I was surprised by this collection’s contemporary urgency, a necessary message about our collective American identity and a lyrical rallying cry for feminism. The poem “How I am Annie Oakley” was particularly striking: “I needed / a man to pay half the electric bill, all the rent, / to get me a job, serving popcorn.” This follows “Annie Oakley’s Rivals,” where the speaker notes, “The secret Annie Oakley knew was this: /only the men can get you out of the world / they built.” These poems speak to each other about the way both women (Oakley and the speaker) are compelled to leverage their relationships with men to extract more freedom from a world that requires an affiliation with men for legitimacy. What I find true, and surprising, about Wagner’s collection is how she uses the autobiographical details in Oakley’s story as a leaping-off point to say something universal about the experience of being a woman in America, then and now. Historically, Oakley’s story is one of female exceptionalism—a woman who could outshoot most men. It would be easy to depict her as a figure who honed her skill to escape the domestic, puritan ideals to which women of her time (and even today) were and are subjected. Wagner never gives over to this fantasy. She constantly reminds the reader, “Like America, I am not / who you think I am.”

This is where Wagner shines: in her critique of the mythology of the imagined West—of a bootstrapped, self-reliant, gun-toting cowboy in a land “where a man could get rich / or die, could ride into sunset, return with sunrise.” The central axis of the collection, “The First Myth of the West,” is a twelve-part poem which begins with the meeting of Sitting Bull and Annie Oakley. It moves more broadly into a critique of the violence-turned-lore that added fuel to the colonizer ideology of taking whatever you want. From part nine:

If there ever was a Frontier, a sloping barren land
to take, it’s gone. Was part of that great yesterday
when a man could put his hands on any bit of land,
any tree, any woman, and lay claim, deforest,
deflower—own. Sitting Bull asked, at first,
for just the oaks to stay. He loved the shade.

What becomes evident in Wagner’s collection is the bloody costs of our heritage, and how we pay those costs throughout the ages. In “At the Annie Oakley Festival, There Are So Many Trump 2024 Banners” and “Authentic Trappings,” she describes contemporary scenes in which guns are revered and the cowboy of the dime novels is reenacted. She dares the reader: “You can wander the grounds, play / colonizer, explorer, Buffalo Bill, unite yourself / with that version of expansion…” but it is simply that: a romanticized fantasy of pillage and murder. 

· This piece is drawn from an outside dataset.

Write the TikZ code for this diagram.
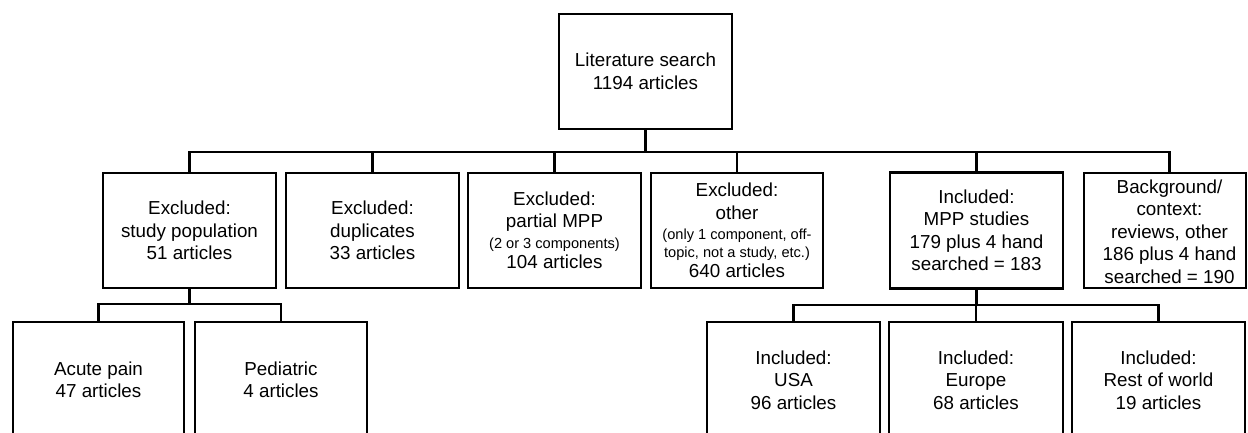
\documentclass[tikz,border=0pt]{standalone}
\usepackage{fontspec}
\setmainfont{Liberation Sans}
\begin{document}
\begin{tikzpicture}[x=1pt,y=-1pt,
  box/.style={draw, line width=1.2pt, rectangle, inner sep=0pt, align=center,
    font=\fontsize{18.8}{22.5}\selectfont},
  tbox/.style={box, line width=2.8pt},
  txt/.style={inner sep=0pt, align=center, font=\fontsize{18.8}{22.5}\selectfont},
  conn/.style={line width=2.5pt},
  sm/.style={}]
\clip (0,0) rectangle (1248,432);
\newcommand{\smalltxt}[1]{{\fontsize{14.6}{17.5}\selectfont #1}}
% top
\node[box, minimum width=173, minimum height=115] (top) at (645.5,71.5) {Literature search\\1194 articles};
% row 2
\node[box, minimum width=173, minimum height=115] (b1) at (189.5,230.5) {Excluded:\\study population\\51 articles};
\node[box, minimum width=173, minimum height=115] (b2) at (372.5,230.5) {Excluded:\\duplicates\\33 articles};
\node[box, minimum width=173, minimum height=115] (b3) at (554.5,230.5) {Excluded:\\partial MPP\\[-2pt]\smalltxt{(2 or 3 components)}\\[-2pt]104 articles};
\node[box, minimum width=172, minimum height=115] (b4) at (737,230.5) {Excluded:\\other\\[-2pt]\smalltxt{(only 1 component, off-}\\[-5pt]\smalltxt{topic, not a study, etc.)}\\[-2pt]640 articles};
\node[tbox, minimum width=173, minimum height=116] (b5) at (976.5,230.5) {Included:\\MPP studies\\179 plus 4 hand\\searched = 183};
\node[box, minimum width=162, minimum height=115] (b6) at (1165,230.5) {};
\node[txt] (b6t) at (1169.5,231.5) {Background/\\context:\\reviews, other\\186 plus 4 hand\\searched = 190};
% row 3
\node[box, minimum width=171, minimum height=116] (c1) at (98.5,380) {Acute pain\\47 articles};
\node[box, minimum width=172, minimum height=116] (c2) at (281,380) {Pediatric\\4 articles};
\node[tbox, minimum width=173, minimum height=116] (c3) at (793.5,380) {Included:\\USA\\96 articles};
\node[tbox, minimum width=174, minimum height=116] (c4) at (976,380) {Included:\\Europe\\68 articles};
\node[tbox, minimum width=173, minimum height=116] (c5) at (1158.5,380) {Included:\\Rest of world\\19 articles};
% connectors
\coordinate (bus) at (645.5,152);
\coordinate (busL) at (190,304);
\coordinate (busR) at (977,305);
\draw[conn, line width=3pt] (top.south) -- (top.south |- bus);
\draw[conn] (b1.north) -- (b1.north |- bus) -- (b6t |- bus) -- (b6t |- b6.north);
\draw[conn] (b2.north) -- (b2.north |- bus);
\draw[conn] (b3.north) -- (b3.north |- bus);
\draw[conn] (b4.north) -- (b4.north |- bus);
\draw[conn] (b5.north) -- (b5.north |- bus);
\draw[conn] (b1.south) -- (b1.south |- busL);
\draw[conn] (c1.north) -- (c1.north |- busL) -- (c2.north |- busL) -- (c2.north);
\draw[conn] (b5.south) -- (b5.south |- busR);
\draw[conn] (c3.north) -- (c3.north |- busR) -- (c5.north |- busR) -- (c5.north);
\draw[conn] (c4.north) -- (c4.north |- busR);
\end{tikzpicture}
\end{document}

Of course, Wagner’s poems also take on gun culture, and the way guns have become a ubiquitous symbol of masculine superiority in America. In the poem “Aim High” the speaker states: “On almost every corner in Ohio there is a gun store or a shooting range. / The image of masculinity in these arts is flannel clad and bearded, / hurling an axe or AR-15.” The poem cites criminal justice expert Adam Lankford, saying of mass shooters, “‘We can’t really answer that / question of differences / between male and female offenders because we don’t have enough female offenders.’”

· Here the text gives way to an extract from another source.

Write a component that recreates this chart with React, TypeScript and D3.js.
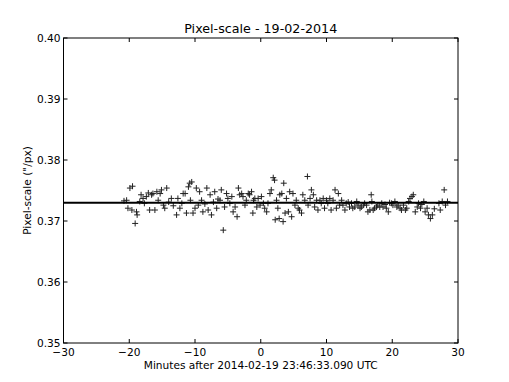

The collection doesn’t simply use facts like this to lambast men, however. Wagner looks at gun culture with complexity, and with curiosity about the fetishization of guns. While Wagner condemns both mass shootings and the pervasiveness of guns, the speaker is also emboldened by the power they imbue. At the end of “How I Am Annie Oakley” she writes: “I want to be a woman with a gun slung / on her shoulder. I don't want to be watched, / a figure poised and doing it for fun. / I want the world to run.” And isn’t that longing to overcome powerlessness, to be taken seriously, and to defend oneself at the heart of the appeal of guns? For the mythological figure of Oakley, guns were a passage out of poverty and a claim to fame, and perhaps this is why her legend is still celebrated as the best of what we culturally want from guns. But the reality of firearms in contemporary America is not that myth. In the final poem, “What Annie Oakley Knew,” Wagner writes:

There can be two sunrises, one where a girl
is barefoot hunting the last rabbit to bring home
to her widowed mother, and one where the girl
is the rabbit and she is older now, working
in a gas station or grocery store and bam
open fire.

The reality is we are living in the second sunrise, where mass shootings are daily news. And reckoning our collective history with this reality is happening, “it’s coming, / no matter what you do.”

Amber Adams is a poet and counselor living in Longmont, Colorado. Her debut collection, Becoming Ribbons (Unicorn Press, 2022), was a finalist for the X.J. Kennedy Prize and semifinalist for the Lexi Rudnitsky First Book Prize. She received her MA in Literary Studies from the University of Denver, and her MA in Counseling from Regis University. Her writing has appeared in Poetry Magazine, Poetry Northwest, Narrative, American Literary Review, Witness, HAD, 32 Poems, and elsewhere.